→ **Work required**
Pictures are to be left out. Copy exactly the lines from the one containing "Recreate this image as a component" to the one containing "const svgRef = useRef(null);", both ends kept.

→ **Raw data**
================
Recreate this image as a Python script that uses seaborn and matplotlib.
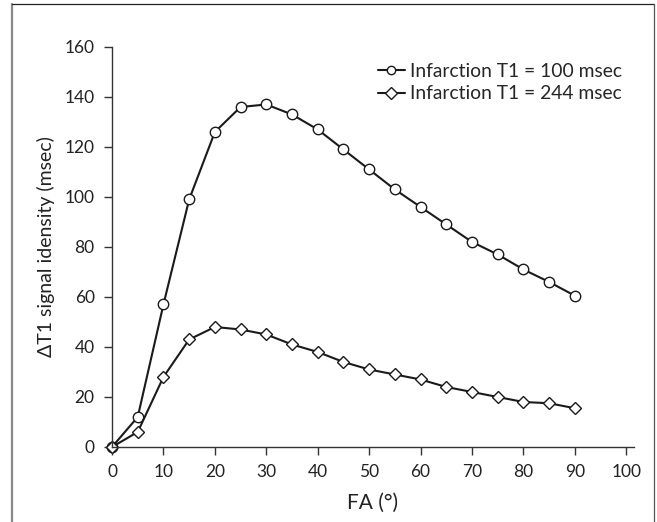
================
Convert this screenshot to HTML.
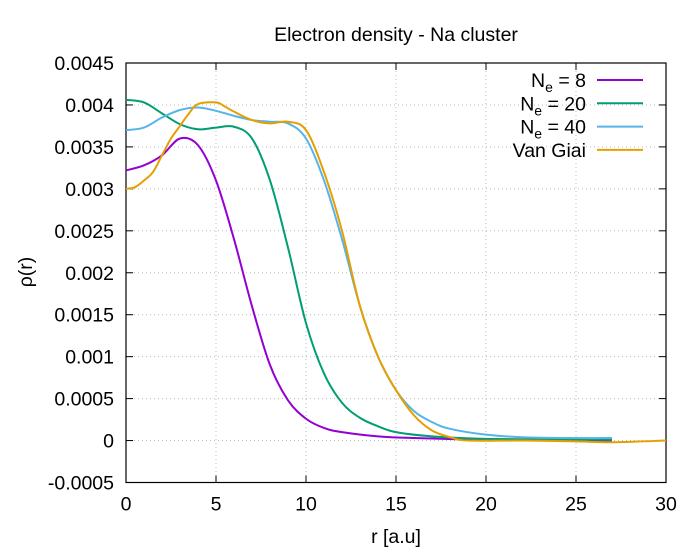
================
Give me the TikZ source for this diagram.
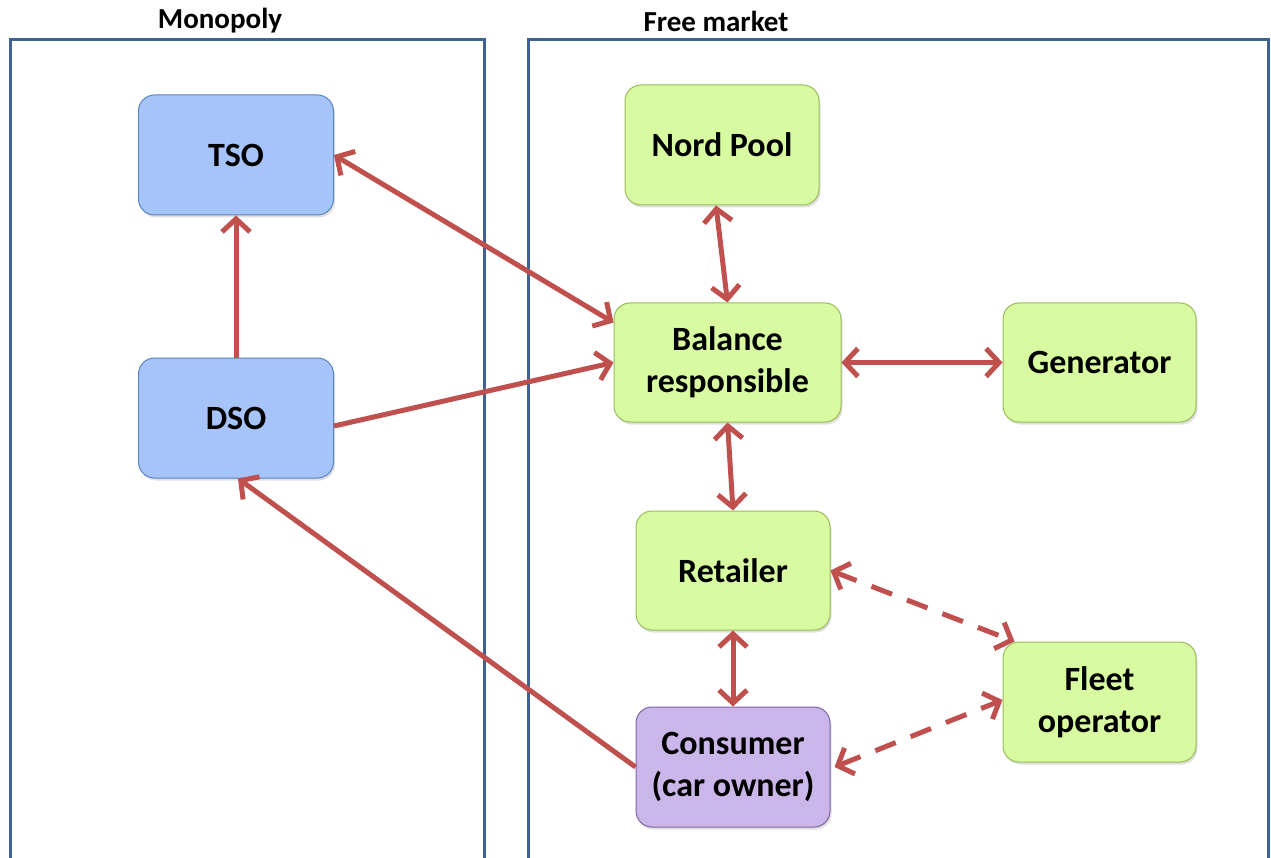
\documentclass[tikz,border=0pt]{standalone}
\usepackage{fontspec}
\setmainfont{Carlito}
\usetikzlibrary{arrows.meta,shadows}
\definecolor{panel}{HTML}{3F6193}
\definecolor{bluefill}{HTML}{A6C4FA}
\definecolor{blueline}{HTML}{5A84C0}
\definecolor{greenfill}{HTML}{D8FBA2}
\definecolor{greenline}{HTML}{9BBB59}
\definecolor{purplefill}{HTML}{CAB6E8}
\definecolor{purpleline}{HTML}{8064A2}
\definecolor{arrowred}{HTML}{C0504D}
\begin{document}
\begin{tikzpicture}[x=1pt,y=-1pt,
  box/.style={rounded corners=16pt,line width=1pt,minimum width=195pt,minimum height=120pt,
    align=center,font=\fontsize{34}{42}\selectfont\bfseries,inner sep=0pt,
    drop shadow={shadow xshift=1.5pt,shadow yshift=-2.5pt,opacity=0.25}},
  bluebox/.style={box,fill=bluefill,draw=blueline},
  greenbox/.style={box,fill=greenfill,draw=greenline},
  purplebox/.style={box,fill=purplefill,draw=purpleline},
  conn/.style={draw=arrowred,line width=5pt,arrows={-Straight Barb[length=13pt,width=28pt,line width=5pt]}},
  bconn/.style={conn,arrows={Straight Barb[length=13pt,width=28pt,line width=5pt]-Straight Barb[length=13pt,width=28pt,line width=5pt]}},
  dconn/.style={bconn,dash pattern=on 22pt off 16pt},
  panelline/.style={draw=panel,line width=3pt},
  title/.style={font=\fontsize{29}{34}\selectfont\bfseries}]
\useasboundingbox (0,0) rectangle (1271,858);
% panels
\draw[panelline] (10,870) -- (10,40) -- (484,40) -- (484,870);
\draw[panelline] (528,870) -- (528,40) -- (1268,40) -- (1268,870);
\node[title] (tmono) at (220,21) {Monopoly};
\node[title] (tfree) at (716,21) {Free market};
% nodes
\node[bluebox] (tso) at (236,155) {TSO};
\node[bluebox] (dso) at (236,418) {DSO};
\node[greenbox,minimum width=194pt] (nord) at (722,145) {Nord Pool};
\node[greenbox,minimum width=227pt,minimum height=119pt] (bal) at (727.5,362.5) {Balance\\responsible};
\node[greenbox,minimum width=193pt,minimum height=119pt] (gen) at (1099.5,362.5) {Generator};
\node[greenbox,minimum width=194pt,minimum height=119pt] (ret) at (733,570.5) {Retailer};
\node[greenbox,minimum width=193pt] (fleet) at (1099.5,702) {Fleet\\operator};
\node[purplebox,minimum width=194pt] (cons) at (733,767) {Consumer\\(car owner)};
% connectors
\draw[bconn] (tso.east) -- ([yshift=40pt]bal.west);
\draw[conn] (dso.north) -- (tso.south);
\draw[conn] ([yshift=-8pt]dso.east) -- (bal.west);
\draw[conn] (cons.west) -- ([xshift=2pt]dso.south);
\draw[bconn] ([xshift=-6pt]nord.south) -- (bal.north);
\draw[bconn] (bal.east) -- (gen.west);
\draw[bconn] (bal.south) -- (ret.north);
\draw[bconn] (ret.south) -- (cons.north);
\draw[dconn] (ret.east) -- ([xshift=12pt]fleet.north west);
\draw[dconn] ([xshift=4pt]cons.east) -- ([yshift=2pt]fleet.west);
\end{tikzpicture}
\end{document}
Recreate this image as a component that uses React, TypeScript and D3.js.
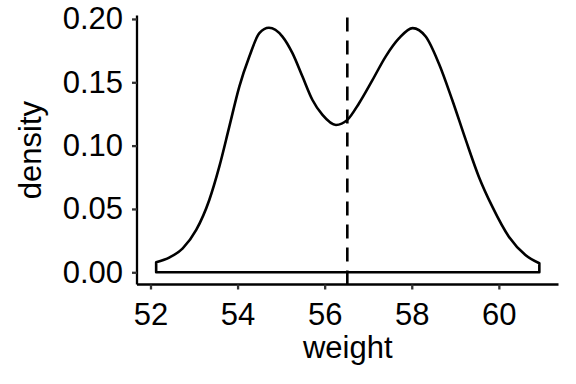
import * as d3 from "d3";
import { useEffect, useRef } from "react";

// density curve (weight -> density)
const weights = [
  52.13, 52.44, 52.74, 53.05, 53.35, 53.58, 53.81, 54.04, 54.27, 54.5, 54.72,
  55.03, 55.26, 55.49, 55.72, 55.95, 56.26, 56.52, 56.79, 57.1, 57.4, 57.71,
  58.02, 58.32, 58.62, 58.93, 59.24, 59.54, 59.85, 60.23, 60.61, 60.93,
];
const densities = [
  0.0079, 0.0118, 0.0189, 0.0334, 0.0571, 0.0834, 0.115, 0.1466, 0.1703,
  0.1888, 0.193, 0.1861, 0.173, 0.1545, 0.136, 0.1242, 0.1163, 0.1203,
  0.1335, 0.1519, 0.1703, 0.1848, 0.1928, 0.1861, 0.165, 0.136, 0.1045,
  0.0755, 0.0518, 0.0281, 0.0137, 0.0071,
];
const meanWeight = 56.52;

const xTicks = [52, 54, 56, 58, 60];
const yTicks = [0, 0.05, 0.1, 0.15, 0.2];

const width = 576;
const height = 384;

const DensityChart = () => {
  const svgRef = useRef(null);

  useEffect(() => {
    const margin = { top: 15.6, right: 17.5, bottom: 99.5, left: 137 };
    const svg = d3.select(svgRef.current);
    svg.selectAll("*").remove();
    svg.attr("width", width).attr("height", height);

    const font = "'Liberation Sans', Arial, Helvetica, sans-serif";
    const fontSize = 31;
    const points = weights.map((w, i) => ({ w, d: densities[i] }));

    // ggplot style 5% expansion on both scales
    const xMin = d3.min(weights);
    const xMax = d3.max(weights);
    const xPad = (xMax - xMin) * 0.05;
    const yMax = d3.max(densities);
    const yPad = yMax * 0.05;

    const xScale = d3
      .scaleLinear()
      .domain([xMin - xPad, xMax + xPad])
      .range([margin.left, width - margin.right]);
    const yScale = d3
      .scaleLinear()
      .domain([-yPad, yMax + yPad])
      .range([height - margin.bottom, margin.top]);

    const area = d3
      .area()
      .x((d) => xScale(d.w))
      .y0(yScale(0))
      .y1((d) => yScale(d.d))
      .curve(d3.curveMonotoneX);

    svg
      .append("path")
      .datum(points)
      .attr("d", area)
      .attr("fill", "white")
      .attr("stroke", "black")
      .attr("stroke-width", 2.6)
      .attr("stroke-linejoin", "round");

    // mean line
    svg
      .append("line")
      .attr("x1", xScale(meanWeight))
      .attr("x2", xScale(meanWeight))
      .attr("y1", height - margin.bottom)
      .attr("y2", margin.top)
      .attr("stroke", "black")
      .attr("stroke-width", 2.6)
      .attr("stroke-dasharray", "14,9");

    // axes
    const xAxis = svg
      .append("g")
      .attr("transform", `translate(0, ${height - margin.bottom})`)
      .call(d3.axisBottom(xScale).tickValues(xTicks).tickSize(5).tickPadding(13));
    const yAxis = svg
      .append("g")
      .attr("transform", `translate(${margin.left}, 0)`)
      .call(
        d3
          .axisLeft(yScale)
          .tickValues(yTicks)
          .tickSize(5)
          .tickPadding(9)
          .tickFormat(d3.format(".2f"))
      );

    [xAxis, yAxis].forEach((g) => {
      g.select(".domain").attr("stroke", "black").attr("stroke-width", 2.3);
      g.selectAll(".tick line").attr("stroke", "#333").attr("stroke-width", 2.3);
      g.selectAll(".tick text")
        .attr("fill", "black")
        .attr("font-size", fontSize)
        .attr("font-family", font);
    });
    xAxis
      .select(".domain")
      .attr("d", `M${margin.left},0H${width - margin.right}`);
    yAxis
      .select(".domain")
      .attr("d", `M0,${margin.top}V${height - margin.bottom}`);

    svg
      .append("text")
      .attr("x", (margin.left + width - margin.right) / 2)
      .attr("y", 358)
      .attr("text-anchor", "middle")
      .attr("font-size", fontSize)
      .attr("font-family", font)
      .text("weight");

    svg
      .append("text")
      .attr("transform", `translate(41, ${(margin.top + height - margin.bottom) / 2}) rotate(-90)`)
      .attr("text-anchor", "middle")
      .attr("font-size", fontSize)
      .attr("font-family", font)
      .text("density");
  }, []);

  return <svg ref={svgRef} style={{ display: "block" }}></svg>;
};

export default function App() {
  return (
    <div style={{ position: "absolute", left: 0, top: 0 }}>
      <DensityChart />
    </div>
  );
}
================
→ **The answer**
Recreate this image as a component that uses React, TypeScript and D3.js.
import * as d3 from "d3";
import { useEffect, useRef } from "react";

// density curve (weight -> density)
const weights = [
  52.13, 52.44, 52.74, 53.05, 53.35, 53.58, 53.81, 54.04, 54.27, 54.5, 54.72,
  55.03, 55.26, 55.49, 55.72, 55.95, 56.26, 56.52, 56.79, 57.1, 57.4, 57.71,
  58.02, 58.32, 58.62, 58.93, 59.24, 59.54, 59.85, 60.23, 60.61, 60.93,
];
const densities = [
  0.0079, 0.0118, 0.0189, 0.0334, 0.0571, 0.0834, 0.115, 0.1466, 0.1703,
  0.1888, 0.193, 0.1861, 0.173, 0.1545, 0.136, 0.1242, 0.1163, 0.1203,
  0.1335, 0.1519, 0.1703, 0.1848, 0.1928, 0.1861, 0.165, 0.136, 0.1045,
  0.0755, 0.0518, 0.0281, 0.0137, 0.0071,
];
const meanWeight = 56.52;

const xTicks = [52, 54, 56, 58, 60];
const yTicks = [0, 0.05, 0.1, 0.15, 0.2];

const width = 576;
const height = 384;

const DensityChart = () => {
  const svgRef = useRef(null);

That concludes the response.